God’s love is something we know theologically, theoretically, but often not really, not convincingly. Not enough to sustain us daily with the feeling that we are safe. Deep down in our honest selves, where no one can see, most of us are feeling extremely unsafe and unsure of our welcome by God. We realize that the walled-off sections of our soul where sin lurks are not really hidden. So we wait for. . .what? Judgment to fall? To be exposed and censured? A chance to plead our case? God to own up to His failures? Unasked for forgiveness, as if that was likely? The fact is, we are uncertain of our relationship with God even though our official theology says He is love.

This is why the lies of the enemy seem so much more real than the truth of God. Satan suggests that the sin of the heart will make us safer. In a perverse way we grab hold of sin because it leaves us in charge, in control-and find in the end that we bought into a very bad lie. But by then the love of God seems too far away from us, too elusive for us to trust. We expect that God is disgusted-even angry beyond mending-with us and our mess. Unthinkingly we have bought into the lie that God is unsafe, and now as far as love goes, untrustworthy. We find ourselves with no alternative, stuck on a terrible ride to a crash.

Twenty years ago Gerald May wrote a powerful book called Addiction and Grace. His picture of the constancy of God’s love is worth special consideration for all of us who are looking for a station where we can disembark from our destructive journey.

“God’s love is more constant than human love can be. Human loving has its pure moments and parental love especially can sometimes express a likeness of God in its deep steadiness. But however solid it may be, human love is always prey to selfishness and distractions bred by attachment. Even in the best of situations, human love is bound to become intermingled with attachment. When this happens, we can feel possessive of our loved ones or jealous and even vengeful if they do not meet our expectations. We can see our loved ones as an extension of ourselves, wanting them to make good impressions on other people so we ourselves will look good. We can want them to live out our fantasies, conform to our desires, meet our needs, provide us with our security and sense of worth. The degree to which we can feel or express authentic love is always conditional upon such attachments.

It is not so with God’s love. God goes on loving us regardless of who we are or what we do. This does not mean God is like a permissive human parent who makes excuses and ignores the consequences of a child’s behavior. Such permissiveness is more cowardly than loving, because it devalues the child’s capacity for dignity and responsibility. In God’s constantly respectful love, consequences of our actions are very real, and they can be horrible, and we are responsible. We are even responsible for the compulsive behaviors of our addictions. The freedom God preserves in us has a double edge. On the one hand, it means God’s love and empowerment are always with us. On the other, it means there is no authentic escape from the truth of our choices.

But even when our choices are destructive and their consequences are hurtful, God’s love remains unwavering. Thus, regardless of our insulation and defensiveness, God is constantly open and vulnerable to us. God is joyful when we are joyful and when we bring joy to others. God hurts when we are hurting and when we hurt others.
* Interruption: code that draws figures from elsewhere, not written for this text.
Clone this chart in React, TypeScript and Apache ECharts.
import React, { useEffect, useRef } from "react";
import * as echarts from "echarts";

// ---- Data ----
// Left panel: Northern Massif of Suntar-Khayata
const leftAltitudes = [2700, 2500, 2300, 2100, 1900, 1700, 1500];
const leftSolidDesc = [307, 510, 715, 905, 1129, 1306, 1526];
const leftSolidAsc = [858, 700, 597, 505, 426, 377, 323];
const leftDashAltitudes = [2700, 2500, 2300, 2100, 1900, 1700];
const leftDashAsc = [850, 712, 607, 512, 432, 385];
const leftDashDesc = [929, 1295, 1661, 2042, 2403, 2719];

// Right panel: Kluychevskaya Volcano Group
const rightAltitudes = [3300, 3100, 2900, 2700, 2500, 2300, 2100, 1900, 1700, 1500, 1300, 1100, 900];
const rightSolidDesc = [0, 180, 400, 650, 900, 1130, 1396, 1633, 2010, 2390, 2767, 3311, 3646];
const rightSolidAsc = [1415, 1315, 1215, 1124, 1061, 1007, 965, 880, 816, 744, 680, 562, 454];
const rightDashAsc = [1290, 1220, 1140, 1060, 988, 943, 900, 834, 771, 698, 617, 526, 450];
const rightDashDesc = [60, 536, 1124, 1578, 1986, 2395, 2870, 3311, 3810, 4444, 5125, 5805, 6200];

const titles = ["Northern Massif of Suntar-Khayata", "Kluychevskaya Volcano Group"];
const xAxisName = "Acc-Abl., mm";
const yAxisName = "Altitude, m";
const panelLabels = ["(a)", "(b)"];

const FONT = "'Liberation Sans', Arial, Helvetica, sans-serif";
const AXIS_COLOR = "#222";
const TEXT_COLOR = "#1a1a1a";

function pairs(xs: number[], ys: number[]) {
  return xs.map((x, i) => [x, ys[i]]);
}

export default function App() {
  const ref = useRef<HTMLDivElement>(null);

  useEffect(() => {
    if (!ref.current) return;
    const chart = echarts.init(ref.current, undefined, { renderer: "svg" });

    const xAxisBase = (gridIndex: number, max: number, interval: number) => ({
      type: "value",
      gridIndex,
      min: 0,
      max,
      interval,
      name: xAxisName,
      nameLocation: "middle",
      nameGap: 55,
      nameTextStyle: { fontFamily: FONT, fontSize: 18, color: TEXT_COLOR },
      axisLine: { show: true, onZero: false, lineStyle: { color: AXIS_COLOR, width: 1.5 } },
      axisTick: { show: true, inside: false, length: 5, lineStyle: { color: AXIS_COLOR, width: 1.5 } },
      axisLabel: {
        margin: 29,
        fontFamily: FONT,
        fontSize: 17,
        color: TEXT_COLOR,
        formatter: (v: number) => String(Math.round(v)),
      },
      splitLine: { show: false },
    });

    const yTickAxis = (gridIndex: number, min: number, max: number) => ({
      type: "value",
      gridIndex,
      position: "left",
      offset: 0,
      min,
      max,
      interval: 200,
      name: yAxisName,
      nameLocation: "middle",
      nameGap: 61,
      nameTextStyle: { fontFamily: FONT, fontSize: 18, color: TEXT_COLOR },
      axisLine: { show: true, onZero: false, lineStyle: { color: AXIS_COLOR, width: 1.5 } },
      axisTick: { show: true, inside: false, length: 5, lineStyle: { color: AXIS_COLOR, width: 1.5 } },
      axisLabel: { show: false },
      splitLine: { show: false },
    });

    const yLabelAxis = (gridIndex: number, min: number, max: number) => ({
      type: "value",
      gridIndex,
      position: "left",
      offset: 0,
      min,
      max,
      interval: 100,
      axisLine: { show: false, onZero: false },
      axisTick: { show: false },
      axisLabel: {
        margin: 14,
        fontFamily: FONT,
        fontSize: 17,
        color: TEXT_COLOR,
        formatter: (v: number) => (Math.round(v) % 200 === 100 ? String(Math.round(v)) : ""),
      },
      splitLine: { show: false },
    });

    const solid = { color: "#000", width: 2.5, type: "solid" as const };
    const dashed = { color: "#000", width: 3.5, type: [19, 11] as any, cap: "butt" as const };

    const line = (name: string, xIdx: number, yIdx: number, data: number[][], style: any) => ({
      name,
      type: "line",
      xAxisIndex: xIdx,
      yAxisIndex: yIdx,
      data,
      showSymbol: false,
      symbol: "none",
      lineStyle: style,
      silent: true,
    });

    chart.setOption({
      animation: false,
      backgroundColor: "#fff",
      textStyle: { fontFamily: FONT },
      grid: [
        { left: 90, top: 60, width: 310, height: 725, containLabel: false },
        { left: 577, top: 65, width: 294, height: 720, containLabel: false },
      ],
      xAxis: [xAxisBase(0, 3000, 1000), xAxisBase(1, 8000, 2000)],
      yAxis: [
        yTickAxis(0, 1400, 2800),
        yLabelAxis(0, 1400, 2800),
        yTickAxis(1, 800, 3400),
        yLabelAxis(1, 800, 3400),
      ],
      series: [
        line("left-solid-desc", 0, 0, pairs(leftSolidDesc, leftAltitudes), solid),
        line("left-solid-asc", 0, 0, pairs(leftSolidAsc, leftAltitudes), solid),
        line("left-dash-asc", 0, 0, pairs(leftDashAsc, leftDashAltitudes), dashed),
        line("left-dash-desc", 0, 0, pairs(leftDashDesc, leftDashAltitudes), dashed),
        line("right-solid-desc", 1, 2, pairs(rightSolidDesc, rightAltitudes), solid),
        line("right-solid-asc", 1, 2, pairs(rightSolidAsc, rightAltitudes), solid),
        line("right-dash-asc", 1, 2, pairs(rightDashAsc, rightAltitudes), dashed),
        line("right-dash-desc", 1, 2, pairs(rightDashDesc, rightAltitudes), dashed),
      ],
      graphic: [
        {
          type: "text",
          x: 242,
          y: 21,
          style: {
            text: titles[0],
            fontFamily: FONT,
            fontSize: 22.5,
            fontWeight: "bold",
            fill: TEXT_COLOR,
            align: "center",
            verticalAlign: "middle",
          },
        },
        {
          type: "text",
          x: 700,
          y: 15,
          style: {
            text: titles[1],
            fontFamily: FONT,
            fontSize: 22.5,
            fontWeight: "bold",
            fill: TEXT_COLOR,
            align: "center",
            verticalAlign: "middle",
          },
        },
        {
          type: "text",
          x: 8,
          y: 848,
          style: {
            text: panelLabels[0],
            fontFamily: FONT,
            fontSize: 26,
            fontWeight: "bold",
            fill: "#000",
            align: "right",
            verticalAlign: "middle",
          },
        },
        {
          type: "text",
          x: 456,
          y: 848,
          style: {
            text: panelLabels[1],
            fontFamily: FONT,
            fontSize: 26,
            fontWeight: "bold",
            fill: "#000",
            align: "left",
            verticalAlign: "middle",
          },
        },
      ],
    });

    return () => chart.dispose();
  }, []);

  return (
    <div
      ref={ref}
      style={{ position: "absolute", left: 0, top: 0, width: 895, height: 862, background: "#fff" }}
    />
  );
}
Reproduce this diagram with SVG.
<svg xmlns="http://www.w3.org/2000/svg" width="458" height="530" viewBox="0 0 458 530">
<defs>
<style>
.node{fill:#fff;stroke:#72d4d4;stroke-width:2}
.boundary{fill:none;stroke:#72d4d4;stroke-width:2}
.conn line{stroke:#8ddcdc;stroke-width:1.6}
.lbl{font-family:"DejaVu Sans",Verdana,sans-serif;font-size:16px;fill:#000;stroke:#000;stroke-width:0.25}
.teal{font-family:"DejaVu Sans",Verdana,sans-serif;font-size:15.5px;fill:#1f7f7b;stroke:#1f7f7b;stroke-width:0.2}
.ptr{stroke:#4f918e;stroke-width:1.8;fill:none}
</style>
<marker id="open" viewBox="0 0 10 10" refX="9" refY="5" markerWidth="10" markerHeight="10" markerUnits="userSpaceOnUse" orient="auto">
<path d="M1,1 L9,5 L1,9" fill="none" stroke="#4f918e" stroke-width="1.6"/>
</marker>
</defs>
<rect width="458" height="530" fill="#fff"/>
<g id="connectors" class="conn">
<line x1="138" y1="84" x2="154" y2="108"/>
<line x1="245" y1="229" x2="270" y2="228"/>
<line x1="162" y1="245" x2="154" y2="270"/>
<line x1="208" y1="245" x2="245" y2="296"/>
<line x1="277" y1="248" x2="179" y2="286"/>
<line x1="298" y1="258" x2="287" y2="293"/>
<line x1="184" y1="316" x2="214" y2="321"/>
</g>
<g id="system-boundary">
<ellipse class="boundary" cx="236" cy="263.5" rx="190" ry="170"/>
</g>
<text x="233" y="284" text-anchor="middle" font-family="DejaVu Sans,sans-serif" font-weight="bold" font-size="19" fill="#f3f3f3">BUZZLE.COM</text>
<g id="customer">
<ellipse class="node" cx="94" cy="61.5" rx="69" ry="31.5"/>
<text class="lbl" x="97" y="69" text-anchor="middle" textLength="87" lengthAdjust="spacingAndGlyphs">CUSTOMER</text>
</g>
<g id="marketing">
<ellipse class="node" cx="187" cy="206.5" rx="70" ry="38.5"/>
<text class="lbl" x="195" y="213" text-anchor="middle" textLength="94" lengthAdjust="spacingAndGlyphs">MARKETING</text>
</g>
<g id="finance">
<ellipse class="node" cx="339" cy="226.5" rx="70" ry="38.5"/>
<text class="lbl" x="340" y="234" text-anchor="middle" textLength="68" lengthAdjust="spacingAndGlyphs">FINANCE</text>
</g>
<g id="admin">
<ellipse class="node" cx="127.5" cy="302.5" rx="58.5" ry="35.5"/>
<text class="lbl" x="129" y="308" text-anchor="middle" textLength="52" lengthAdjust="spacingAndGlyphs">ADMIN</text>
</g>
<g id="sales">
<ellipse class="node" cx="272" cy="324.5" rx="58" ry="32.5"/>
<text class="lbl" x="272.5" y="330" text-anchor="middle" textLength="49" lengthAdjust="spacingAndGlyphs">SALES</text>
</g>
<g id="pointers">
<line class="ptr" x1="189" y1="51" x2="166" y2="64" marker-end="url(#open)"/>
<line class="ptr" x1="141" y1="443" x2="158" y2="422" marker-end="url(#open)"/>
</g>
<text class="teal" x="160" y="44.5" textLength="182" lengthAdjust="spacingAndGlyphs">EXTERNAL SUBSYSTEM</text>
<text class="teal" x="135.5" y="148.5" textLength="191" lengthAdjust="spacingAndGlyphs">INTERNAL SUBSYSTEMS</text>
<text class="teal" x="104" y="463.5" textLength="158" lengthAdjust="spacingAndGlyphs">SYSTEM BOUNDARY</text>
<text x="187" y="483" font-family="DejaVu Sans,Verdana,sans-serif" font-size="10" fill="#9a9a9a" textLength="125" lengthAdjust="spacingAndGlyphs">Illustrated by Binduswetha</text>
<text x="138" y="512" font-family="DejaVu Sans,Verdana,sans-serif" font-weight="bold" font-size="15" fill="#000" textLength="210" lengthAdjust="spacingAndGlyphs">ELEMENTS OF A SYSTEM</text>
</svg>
Such is the constancy of God’s love. God’s Spirit is the vibrant essence of creation and transformation and grace flowers in constantly surprising ways, but in the root of love that bears this Spirit and grace, God is changeless.”

For your true journey of being conformed to Jesus’ image, you must have a daily knowing of this changeless love. In Ephesians 3:14-19, Paul prays a transformational prayer for his readers, that they would be filled with power and grasp the love of Christ. The first half of the request is about grace. Paul is asking on their behalf that the empowering presence of the Spirit would change the nature of their hearts-the place where life decisions are made. The heart is where people, including you and me, go off the tracks, choosing sin to comfort our hurt. Paul sees that they need power beyond the self-help variety-that they would realize Christ’s very presence, who is able to transform them because He is far stronger than the sin that has been having its way with them.

But there is more. Paul also lasers in on their need for understanding a love that is so beyond them, it is humanly incomprehensible. Yet understanding God’s love is the necessary ingredient for being filled with the full measure of God. Grasping this love has been made possible because they-and we-have the mind of Christ. His love is what brings us to trust the safeness of God in the middle of our mess when we are anything but whole and clean. It gives us hope that we will see the end of our unfinished business when no end seems in sight. There is nothing we can do that will make God love us more. There is nothing we can do that will make God love us less. This truth anchors our future.

So what will you do about your need for this truth? How you think about God’s love will affect whether or not you will ask Him for healing and deliverance. Here is another ‘done’ discipline that I have found powerful in the transformational process God is carrying me through. It is the practice of meditating on God’s love. Meditating is the process in which we grasp the truth of God’s love. How deep is it? How wide is it? How high and long does it stretch? This meditation offers a daily reminder to me of who I am to Him. I actually say out loud while I am in His presence, “I know you love me. I am safe.” I hear Him affirm this in my heart, even on days when my wounded emotions are raw and I feel the beckoning of the sin of my heart…especially on those days.